Monsieur le Président, Mesdames, Messieurs, au-delà de ces aspects que j'ai souhaité synthétiser pour vous, nous savons, les uns et les autres, qu'une place financière, c'est d'abord une communauté d'activités et de métiers, l'alliance de femmes et d'hommes au service non seulement d'un marché, d'une part significative dans la valeur ajoutée, mais aussi du rayonnement d'une économie et de la prospérité d'un pays en fonction d'un climat, climat dont font partie les règles fiscales pour ceux qui travaillent en France sur les marchés financiers. Le climat en France doit être clairement favorable à l'entreprise et à son financement.
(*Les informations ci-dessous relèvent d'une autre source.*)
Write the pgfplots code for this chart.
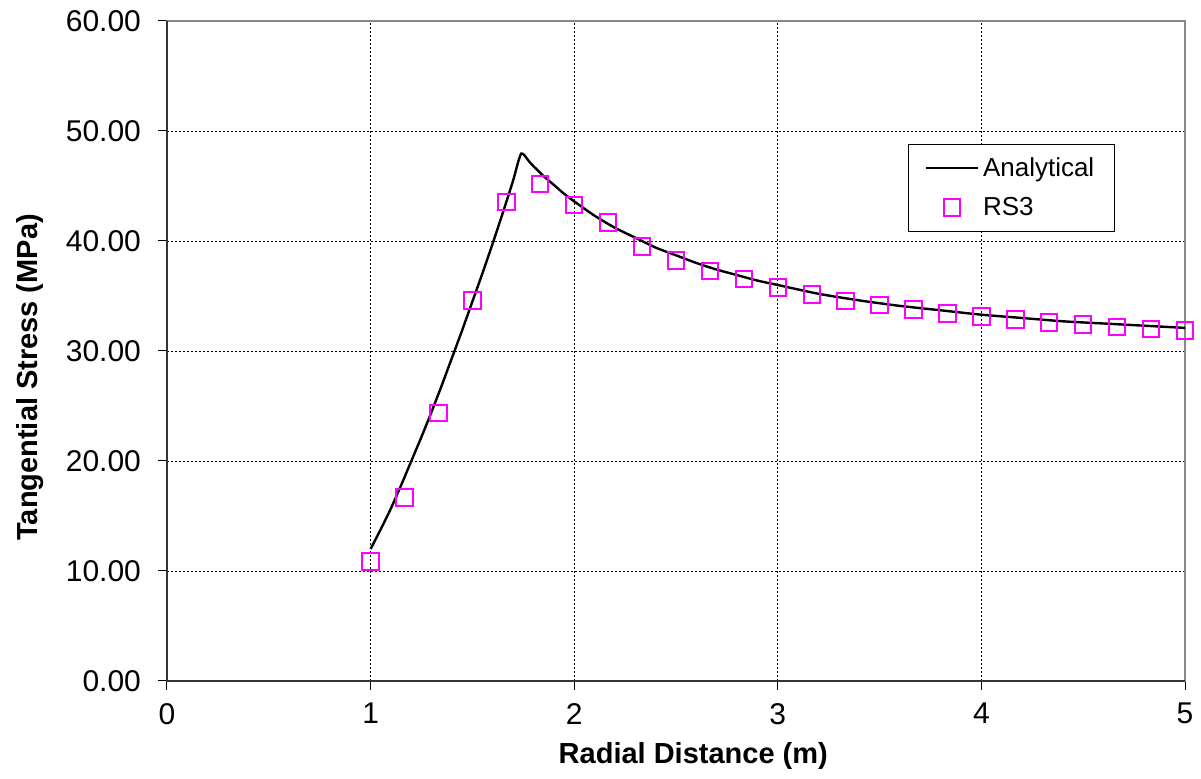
\documentclass[border=0pt]{standalone}
\usepackage{pgfplots}
\pgfplotsset{compat=1.18}
\usepackage{fontspec}
\setmainfont{Liberation Sans}
\definecolor{rsmag}{RGB}{255,0,255}
\definecolor{framegray}{RGB}{136,136,136}
\definecolor{framedark}{RGB}{51,51,51}

\begin{document}
\begin{tikzpicture}
\begin{axis}[
    scale only axis,
    width=509pt,
    height=330pt,
    xmin=0, xmax=5,
    ymin=0, ymax=60,
    xtick={0,1,2,3,4,5},
    ytick={0,10,20,30,40,50,60},
    /pgf/number format/assume math mode=true,
    yticklabel={\pgfmathprintnumber[fixed,fixed zerofill,precision=2]{\tick}},
    xticklabel style={font=\fontsize{15}{18}\selectfont, yshift=-3pt},
    yticklabel style={font=\fontsize{15}{18}\selectfont, xshift=-5pt},
    tick align=outside,
    xtick pos=bottom,
    ytick pos=left,
    major tick length=4.5pt,
    tick style={black, line width=0.5pt},
    grid=major,
    major grid style={black, line width=0.4pt, dash pattern=on 1pt off 1pt},
    axis line style={framegray, line width=1pt},
    xlabel={\textbf{Radial Distance (m)}},
    ylabel={\textbf{Tangential Stress (MPa)}},
    xlabel style={font=\fontsize{14.5}{17}\selectfont, at={(ticklabel cs:0.517)}, yshift=-2pt},
    ylabel style={font=\fontsize{14.5}{17}\selectfont, at={(ticklabel cs:0.46)}, yshift=4pt},
    clip=false,
    legend style={
        at={(rel axis cs:0.728,0.814)}, anchor=north west,
        draw=black, line width=0.5pt,
        font=\fontsize{13}{15}\selectfont,
        inner xsep=8pt, inner ysep=4.5pt,
        row sep=5pt,
    },
    legend cell align=left,
    legend image code/.code={\draw[mark repeat=2,mark phase=2,#1] plot coordinates {(0pt,0pt) (13pt,0pt) (26pt,0pt)};},
    after end axis/.code={
        \draw[framedark, line width=1pt] (rel axis cs:0,1) -- (rel axis cs:0,0) -- (rel axis cs:1,0);
        \coordinate (bl) at (rel axis cs:0,0);
        \coordinate (tr) at (rel axis cs:1,1);
    },
]
\addplot[black, line width=1.2pt, smooth, tension=0.4, no marks] coordinates {
    (1.00,12.0) (1.05,13.8) (1.10,15.7) (1.15,17.8) (1.20,20.0)
    (1.25,22.2) (1.30,24.5) (1.35,26.9) (1.40,29.4) (1.45,31.9)
    (1.50,34.5) (1.55,37.1) (1.60,39.8) (1.65,42.6) (1.70,45.5)
    (1.725,47.2) (1.74,47.95) (1.755,47.8) (1.78,47.2) (1.80,46.8)
    (1.85,45.9) (1.90,45.1) (1.95,44.3) (2.00,43.6) (2.10,42.3)
    (2.20,41.2) (2.30,40.3) (2.40,39.4) (2.50,38.7) (2.60,38.0)
    (2.70,37.4) (2.80,36.9) (2.90,36.4) (3.00,36.0) (3.20,35.2)
    (3.40,34.6) (3.60,34.1) (3.80,33.7) (4.00,33.3) (4.20,33.0)
    (4.40,32.7) (4.60,32.5) (4.80,32.3) (5.00,32.1)
};
\addlegendentry{Analytical}
\addplot[only marks, mark=square, mark size=4.1pt, mark options={draw=rsmag, line width=1pt, fill=none}] coordinates {
    (1.0000,10.85) (1.1667,16.67) (1.3333,24.36) (1.5000,34.60)
    (1.6667,43.55) (1.8333,45.18) (2.0000,43.25) (2.1667,41.67)
    (2.3333,39.50) (2.5000,38.24) (2.6667,37.27) (2.8333,36.55)
    (3.0000,35.76) (3.1667,35.12) (3.3333,34.55) (3.5000,34.17)
    (3.6667,33.79) (3.8333,33.42) (4.0000,33.12) (4.1667,32.85)
    (4.3333,32.60) (4.5000,32.40) (4.6667,32.20) (4.8333,32.00)
    (5.0000,31.88)
};
\addlegendentry{RS3}
\end{axis}
\pgfresetboundingbox
\path ([shift={(-83.5pt,-49pt)}]bl) rectangle ([shift={(8pt,10.5pt)}]tr);
\end{tikzpicture}
\end{document}
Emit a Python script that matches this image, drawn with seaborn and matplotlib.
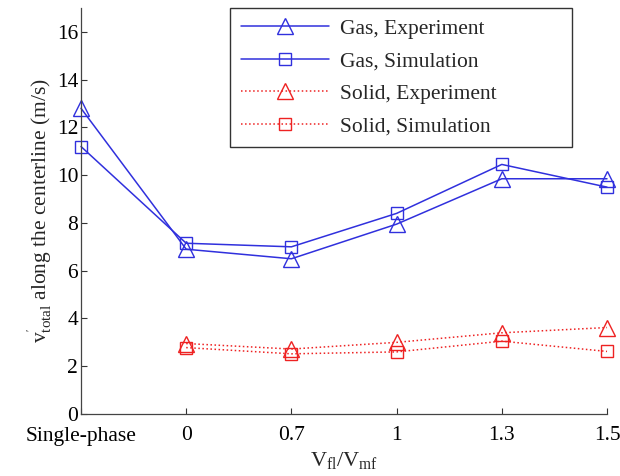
import numpy as np
import pandas as pd
import matplotlib
matplotlib.use("Agg")
import matplotlib.pyplot as plt
import seaborn as sns

categories = ["Single-phase", "0", "0.7", "1", "1.3", "1.5"]
gas_exp = [12.8, 6.9, 6.5, 7.95, 9.85, 9.85]
gas_sim = [11.2, 7.15, 7.0, 8.4, 10.45, 9.5]
solid_exp = [np.nan, 2.95, 2.72, 3.0, 3.4, 3.62]
solid_sim = [np.nan, 2.78, 2.52, 2.6, 3.05, 2.62]

sns.set_theme(style="ticks")
plt.rcParams['font.family'] = ['Liberation Serif', 'DejaVu Serif']
plt.rcParams['mathtext.fontset'] = 'custom'
plt.rcParams['mathtext.rm'] = 'Liberation Serif'
plt.rcParams['mathtext.it'] = 'Liberation Serif'

W, H = 620, 476
fig = plt.figure(figsize=(W/100, H/100), dpi=100)
x0, x1, y0, y1 = 81, 607, 8, 414
ax = fig.add_axes([x0/W, (H-y1)/H, (x1-x0)/W, (y1-y0)/H])

pos = np.arange(len(categories))
series = [
    ("Gas, Experiment", gas_exp, "#3030dd", "-", "^"),
    ("Gas, Simulation", gas_sim, "#3030dd", "-", "s"),
    ("Solid, Experiment", solid_exp, "#ee2222", ":", "^"),
    ("Solid, Simulation", solid_sim, "#ee2222", ":", "s"),
]
for name, vals, col, ls, mk in series:
    df = pd.DataFrame({"x": pos, "y": vals}).dropna()
    sns.lineplot(data=df, x="x", y="y", ax=ax, color=col, linestyle=ls,
                 marker=mk, markersize=12 if mk == "^" else 9,
                 markerfacecolor="none", markeredgecolor=col,
                 markeredgewidth=1.0, linewidth=1.1, label=name,
                 clip_on=False)

ax.set_xlim(0, 5)
ax.set_ylim(0, 17)
ax.set_yticks(np.arange(0, 17, 2))
ax.set_xticks(pos)
ax.set_xticklabels(categories)
ax.tick_params(direction="in", labelsize=15.5, length=4, width=0.8, colors="#333333", labelcolor="black")
ax.tick_params(axis="x", pad=9)
ax.tick_params(axis="y", pad=2)
for s in ["top", "right"]:
    ax.spines[s].set_visible(False)
for s in ["left", "bottom"]:
    ax.spines[s].set_linewidth(0.9)
    ax.spines[s].set_color("#444444")

ax.set_xlabel(r"$\mathregular{V_{fl}/V_{mf}}$", fontsize=16, labelpad=3)
ax.set_ylabel(r"$\mathregular{v_{total}^{'}}$ along the centerline (m/s)", fontsize=15.5, labelpad=2)

lx0, lx1, ly0, ly1 = 230, 572, 8, 143
bb = ((lx0-x0)/(x1-x0), 1 - (ly1-y0)/(y1-y0), (lx1-lx0)/(x1-x0), (ly1-ly0)/(y1-y0))
leg = ax.legend(loc="upper left", bbox_to_anchor=bb, mode="expand", borderaxespad=0,
                fontsize=15.5, frameon=True, fancybox=False, edgecolor="black",
                handlelength=4.1, borderpad=0.5, labelspacing=0.58, handletextpad=0.5)
leg.get_frame().set_linewidth(1.0)

fig.savefig("out.png", dpi=100)
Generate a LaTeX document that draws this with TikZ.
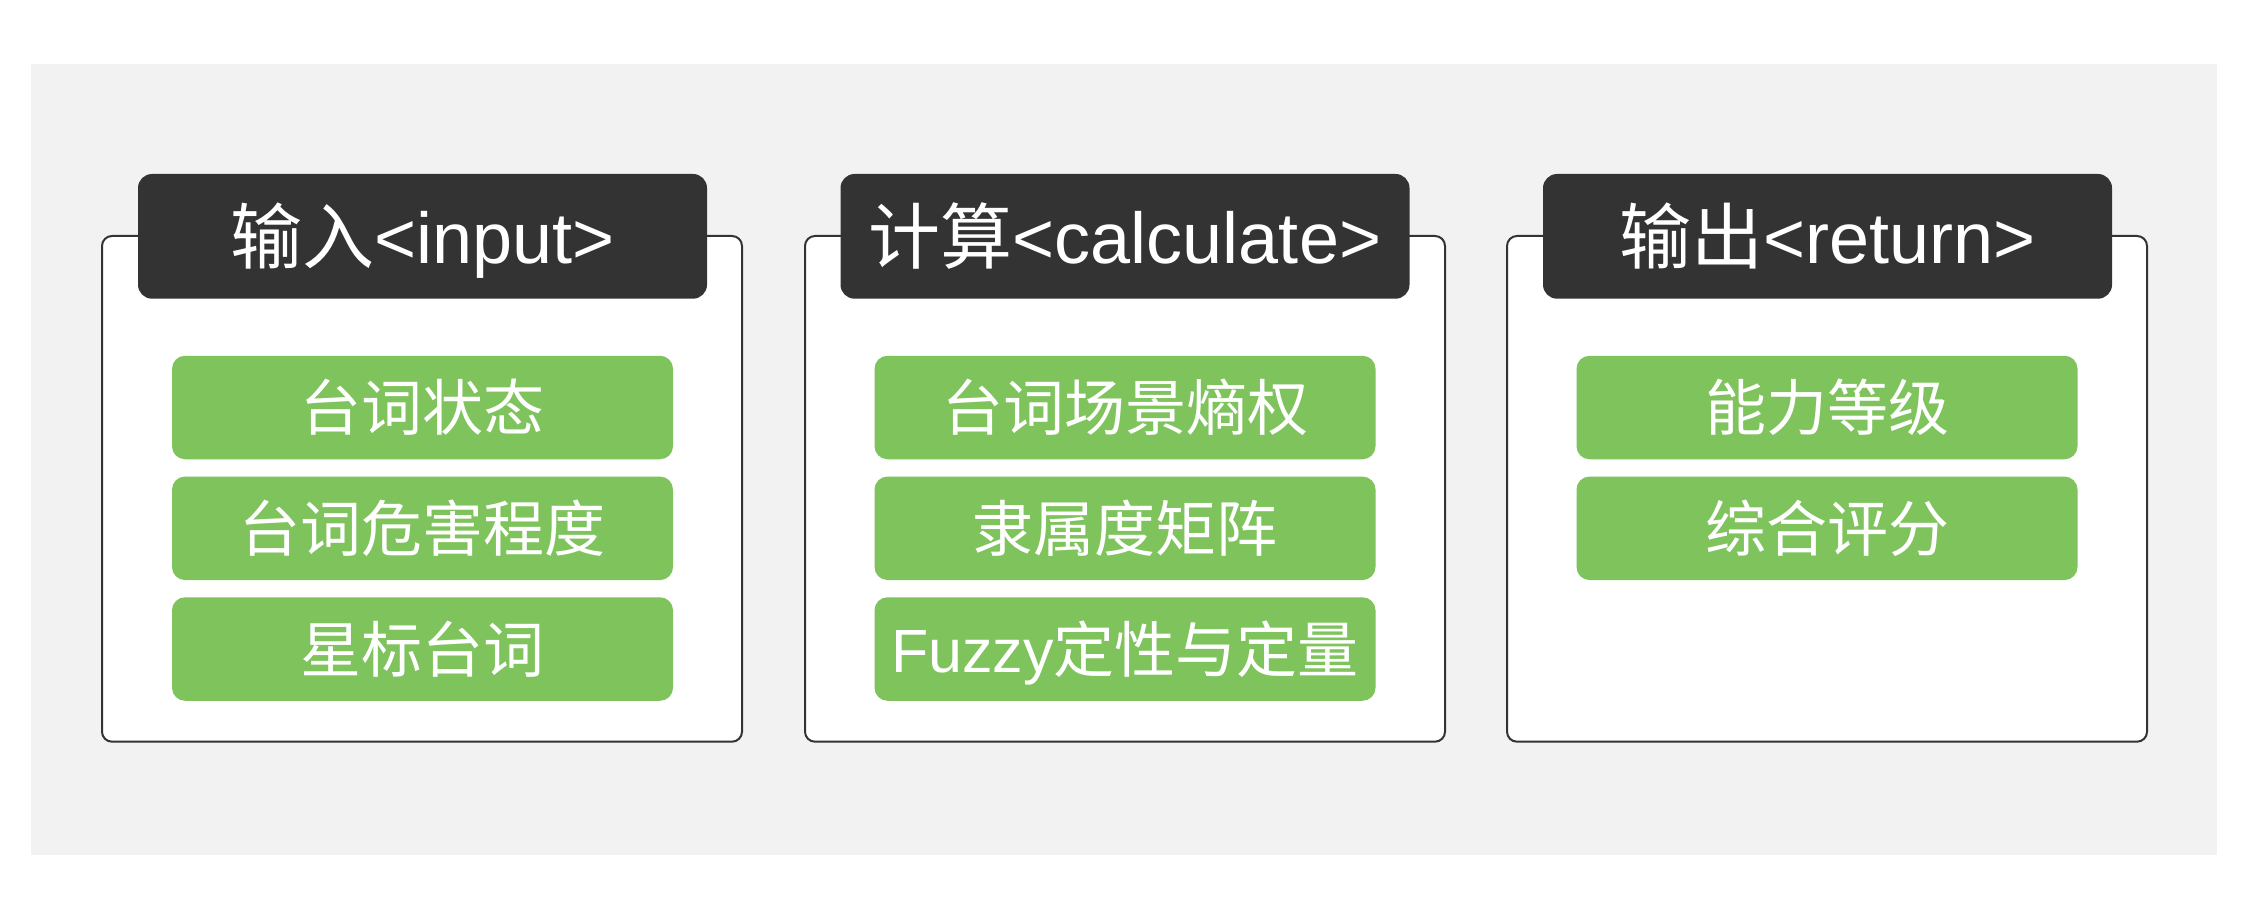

On me demande parfois si je suis un ministre social ou libéral. Je n'aime guère les étiquettes ni les personnalisations. Je suis au sein d'une équipe un responsable qui entend résoudre les problèmes posés et anticiper ceux de demain. Dirigiste, certainement pas. Attaché à la liberté économique et au progrès social, oui. Et soucieux de cohérence. Au nom de cette cohérence, on ne peut pas d'un côté célébrer les créateurs, les entrepreneurs, les entreprises, et de l'autre maintenir ce qui les entrave ; d'un côté, plaider pour l'acte d'entreprendre, de l'autre ne pas tout mettre en œuvre pour en favoriser le financement. Vous soutenez la croissance, condition de la solidarité. Vous financez l'investissement et la consommation. Vous permettez l'innovation, travaillant ainsi de multiples façons à cette priorité qu'est l'emploi. Vous devez donc être écoutés et encouragés. Merci.